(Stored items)
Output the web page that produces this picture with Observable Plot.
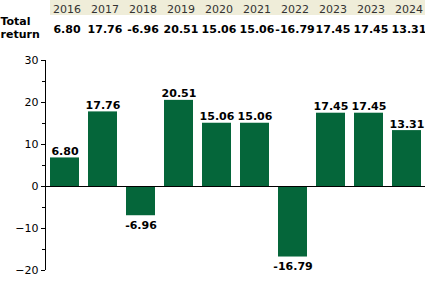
<!DOCTYPE html>
<html>
<head>
<meta charset="utf-8">
<script src="https://cdn.jsdelivr.net/npm/d3@7"></script>
<script src="https://cdn.jsdelivr.net/npm/@observablehq/plot@0.6"></script>
<style>
  html, body { margin: 0; padding: 0; background: #fff; }
  svg { display: block; }
</style>
</head>
<body>
<div id="chart"></div>
<script>
const years = ["2016", "2017", "2018", "2019", "2020", "2021", "2022", "2023", "2023", "2024"];
const returns = [6.80, 17.76, -6.96, 20.51, 15.06, 15.06, -16.79, 17.45, 17.45, 13.31];
const rowLabel = "Total\nreturn";
const yTicks = [-20, -10, 0, 10, 20, 30];
const yMinorTicks = [-20, -15, -10, -5, 0, 5, 10, 15, 20, 25, 30];

const data = years.map((year, i) => ({i, year, value: returns[i], label: returns[i].toFixed(2)}));
const green = "#05663a";
const font = "DejaVu Sans, Verdana, sans-serif";

const headerBg = (index, scales, values, dimensions) => {
  const x0 = scales.x(0);
  const r = document.createElementNS("http://www.w3.org/2000/svg", "rect");
  r.setAttribute("x", x0);
  r.setAttribute("y", 0);
  r.setAttribute("width", dimensions.width - x0);
  r.setAttribute("height", 15);
  r.setAttribute("fill", "#efedd9");
  return r;
};

const chart = Plot.plot({
  width: 425,
  height: 288,
  marginTop: 60,
  marginBottom: 18,
  marginLeft: 45,
  marginRight: 0,
  style: {fontFamily: font, fontSize: "11px", color: "#000", background: "#fff"},
  x: {domain: d3.range(years.length), paddingInner: 0.24, paddingOuter: 0.12, axis: null},
  y: {domain: [-20, 30], axis: null, label: null},
  marks: [
    headerBg,
    Plot.barY(data, {x: "i", y: "value", fill: green}),
    Plot.ruleY([0], {stroke: "#000", strokeWidth: 1.2}),
    Plot.axisY({ticks: yMinorTicks, tickSize: 3, text: null, label: null}),
    Plot.axisY({ticks: yTicks, tickSize: 4, tickPadding: 3, fontSize: 11, fill: "#000", label: null}),
    Plot.text(data.filter(d => d.value >= 0), {x: "i", y: "value", text: "label", lineAnchor: "bottom", dy: -3, fontWeight: "bold", fontSize: 11, fill: "#000"}),
    Plot.text(data.filter(d => d.value < 0), {x: "i", y: "value", text: "label", lineAnchor: "top", dy: 5, fontWeight: "bold", fontSize: 11, fill: "#000"}),
    Plot.text(data, {x: "i", frameAnchor: "top", text: "year", dy: -55, dx: 2, fontSize: 11, fill: "#333"}),
    Plot.text(data, {x: "i", frameAnchor: "top", text: "label", dy: -35, dx: 2, fontWeight: "bold", fontSize: 11, fill: "#000"}),
    Plot.text([rowLabel], {frameAnchor: "top-left", text: d => d, dx: -45, dy: -45, textAnchor: "start", lineAnchor: "top", lineHeight: 1.2, fontWeight: "bold", fontSize: 11, fill: "#000"})
  ]
});
document.getElementById("chart").appendChild(chart);
// vertical axis line
const ys = chart.scale("y");
const line = document.createElementNS("http://www.w3.org/2000/svg", "line");
line.setAttribute("x1", 45.5); line.setAttribute("x2", 45.5);
line.setAttribute("y1", ys.apply(30)); line.setAttribute("y2", ys.apply(-20));
line.setAttribute("stroke", "#000");
chart.appendChild(line);
</script>
</body>
</html>
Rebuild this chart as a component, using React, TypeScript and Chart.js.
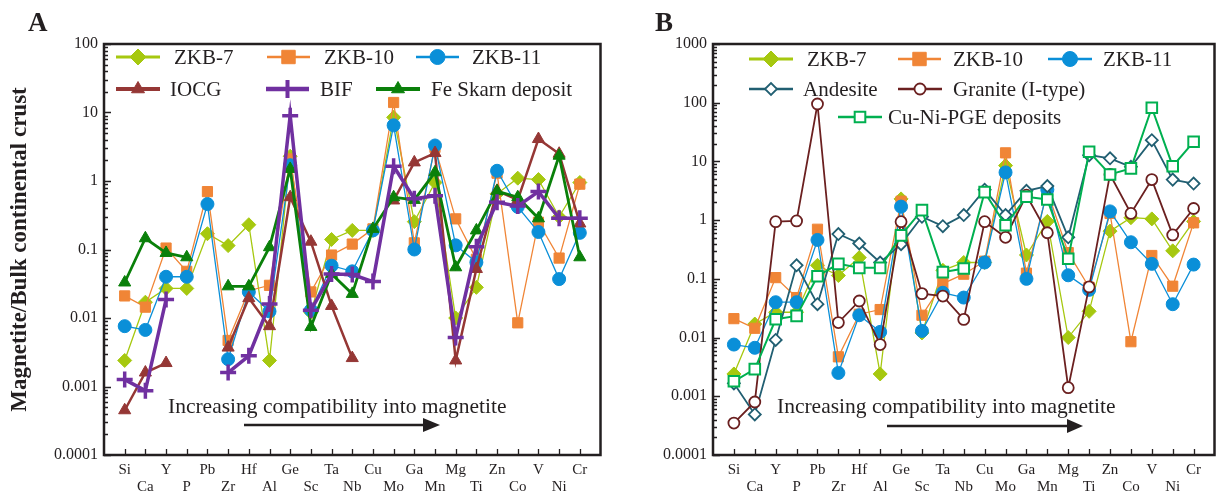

WHAT IS BEING ASKED: Reproduce the records word for word, please, from their first line up to and including the line that contains "20, 25, 30];", but no pictures.

TASK ANSWER:
Output the web page that produces this picture with Observable Plot.
<!DOCTYPE html>
<html>
<head>
<meta charset="utf-8">
<script src="https://cdn.jsdelivr.net/npm/d3@7"></script>
<script src="https://cdn.jsdelivr.net/npm/@observablehq/plot@0.6"></script>
<style>
  html, body { margin: 0; padding: 0; background: #fff; }
  svg { display: block; }
</style>
</head>
<body>
<div id="chart"></div>
<script>
const years = ["2016", "2017", "2018", "2019", "2020", "2021", "2022", "2023", "2023", "2024"];
const returns = [6.80, 17.76, -6.96, 20.51, 15.06, 15.06, -16.79, 17.45, 17.45, 13.31];
const rowLabel = "Total\nreturn";
const yTicks = [-20, -10, 0, 10, 20, 30];
const yMinorTicks = [-20, -15, -10, -5, 0, 5, 10, 15, 20, 25, 30];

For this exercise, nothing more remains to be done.